A: The second solution to the question uses just  analytic geometry in the complex plane. Is is possibile to proceed using two generic points $\alpha_1,\alpha_2\in\mathbb{C}$ as previously, but it is easier to choose two points on the real axis, let's say $\alpha_1=-d$ and $\alpha_2=d$, $d\in\mathbb{R}$. Obviously it is not restrictive, it is like changing reference frame. We have:
$$ |z+d|=k|z-d|$$
$$ (z+d)(\overline{z}+d)= k^2(z-d)( \overline{z}-d) $$
$$ z\overline{z} +dz+d\overline{z}+d^2 =  k^2(z\overline{z} -dz-d\overline{z}+d^2)$$
and finally
$$ z\overline{z} - \frac{(k^2+1)d}{(k^2-1)}z- \frac{(k^2+1)d}{(k^2-1)}\overline{z}+d^2 =  0$$ 
This is the equation of the Apollonius circle that passes through $\alpha_1$ and $\alpha_2$ because it is known, and easy to proof, that the general equation of a circle is of the form $z\overline{z}+az+\overline{a}\overline{z}+b=0$ with $b\in \mathbb{R}$. The center is $-\overline{a}$ and the square of the radius is $a\overline{a}-b$. In our case, the center is $$z_A=\frac{(k^2+1)d}{(k^2-1)} $$ and it's radius squared is $$r_A^2=(\frac{(k^2+1)d}{(k^2-1)})^2-d^2$$.
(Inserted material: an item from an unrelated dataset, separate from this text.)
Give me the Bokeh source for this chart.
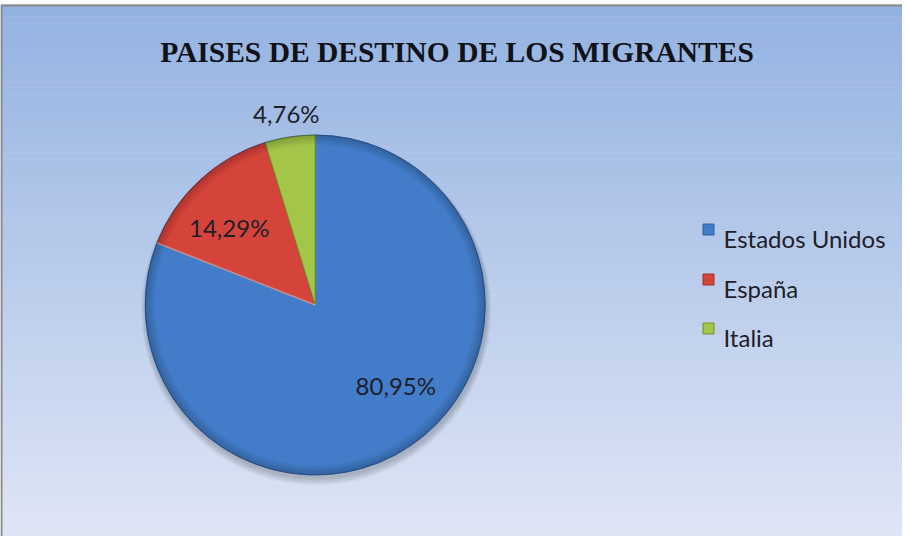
import math
from bokeh.plotting import figure
from bokeh.models import Range1d
from bokeh.core.properties import value
from bokeh.embed import file_html
from bokeh.resources import INLINE

# ---- data ----
title_text = "PAISES DE DESTINO DE LOS MIGRANTES"
categories = ["Estados Unidos", "España", "Italia"]
percentages = [80.95, 14.29, 4.76]
pct_labels = ["80,95%", "14,29%", "4,76%"]
colors = ["#437CC8", "#D5443B", "#A3C649"]
edge_colors = ["#2F5C9A", "#A0302A", "#6E8F2C"]

# ---- layout ----
W, H = 902, 536
def sx(x):  # screen x -> data x
    return x - 8
def sy(y):  # screen y -> data y
    return 544 - y

p = figure(width=W, height=H, output_backend="svg", toolbar_location=None,
           x_range=Range1d(0, W), y_range=Range1d(0, H), min_border=0,
           background_fill_color="white", border_fill_color="white",
           outline_line_color=None)
p.axis.visible = False
p.grid.visible = False

# background gradient (chart area)
top_c = (148, 178, 225)
bot_c = (222, 229, 245)
y_top = sy(12)
n = 90
bottoms, tops, cols = [], [], []
for i in range(n):
    t = i / (n - 1)
    y1 = y_top - (y_top) * i / n
    y0 = y_top - (y_top) * (i + 1) / n
    c = tuple(int(round(top_c[k] + (bot_c[k] - top_c[k]) * t)) for k in range(3))
    bottoms.append(y0 - 0.5)
    tops.append(y1)
    cols.append("#%02x%02x%02x" % c)
p.quad(left=0, right=W + 2, bottom=bottoms, top=tops, fill_color=cols, line_color=None)

# border (left and top)
p.line(x=[1, 1, W + 2], y=[-2, y_top - 1, y_top - 1], line_color="#8a8a8a", line_width=2)

# ---- pie ----
cx, cy, R = sx(322.7), sy(312.5), 170

# shadow
for k in range(6):
    p.circle(x=cx + 1, y=cy - 3 - k * 0.5, radius=R + 1 + k * 0.8,
             fill_color="black", fill_alpha=0.035, line_color=None)

total = sum(percentages)
starts, ends, mids = [], [], []
cum = 0.0
for v in percentages:
    a0 = cum / total
    cum += v
    a1 = cum / total
    starts.append(math.radians(90 - a1 * 360))
    ends.append(math.radians(90 - a0 * 360))
    mids.append(math.radians(90 - (a0 + a1) / 2 * 360))

p.wedge(x=cx, y=cy, radius=R, start_angle=starts, end_angle=ends,
        fill_color=colors, line_color=edge_colors, line_width=1)

# rim darkening (bevel look)
for k in range(8):
    p.annular_wedge(x=cx, y=cy, inner_radius=R - 10 + k * 1.25, outer_radius=R,
                    start_angle=0, end_angle=2 * math.pi,
                    fill_color="black", fill_alpha=0.025, line_color=None)
# light highlight line between blue and red
p.line(x=[cx, cx + R * math.cos(starts[0])], y=[cy, cy + R * math.sin(starts[0])],
       line_color="white", line_alpha=0.45, line_width=1.5)
p.circle(x=cx, y=cy, radius=R, fill_color=None, line_color="#2d4f80", line_alpha=0.5, line_width=1)

# data labels
label_r = [113.8, 116, 193.8]
label_shift = [math.radians(10.8), math.radians(5), 0.0]
lx = [cx + r * math.cos(m + s) for r, m, s in zip(label_r, mids, label_shift)]
ly = [cy + r * math.sin(m + s) for r, m, s in zip(label_r, mids, label_shift)]
p.text(x=lx, y=ly, text=pct_labels, text_font=value("Lato"), text_font_size="24px",
       text_color="#1e1e2a", text_align="center", text_baseline="middle")

# title
p.text(x=[sx(464.5)], y=[sy(59.5)], text=[title_text], text_font=value("Liberation Serif"),
       text_font_style="bold", text_font_size="29.5px", text_color="#111118",
       text_align="center", text_baseline="alphabetic")

# legend
base = [246, 296, 345]
p.rect(x=[sx(716)] * 3, y=[sy(b - 9) for b in base], width=11, height=11,
       fill_color=colors, line_color=edge_colors, line_width=1)
p.text(x=[sx(731)] * 3, y=[sy(b) for b in base], text=categories, text_font=value("Lato"),
       text_font_size="24px", text_color="#1e1e2a", text_align="left",
       text_baseline="alphabetic")

open("out.html", "w").write(file_html(p, INLINE))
Now let's find centers and radii of the circles that pass through $\alpha_1$ and $\alpha_2$. Their centers lie on the perpendicular bisector of the segment $α_1α_2$, that is the $y$ axis. A generic point on the $y$ axis, that is the center of one of the circles, is $$z_B=it, \; t\in\mathbb{R}$$ and its distance squared from $\alpha_1$ (or $\alpha_2$), that is the square of radius of the circle, is $$r_B^2=(d-it)\overline{(d-it)}=(d-it)(d+it) = d^2+t^2$$ 
The square of the distance between the centers is $$d_{AB}^2=(z_A-z_B)(\overline{z_A - z_B})=  (\frac{(k^2+1)d}{(k^2-1)})^2+t^2$$
Now we remember from elementary geometry that intersecting circles are orthogonal if the sum of their radii squared equals the square of the distance between their centers, that is if $$r_A^2+r_B^2=d_{AB}^2$$ and indeed it is immediate to verify that this is true.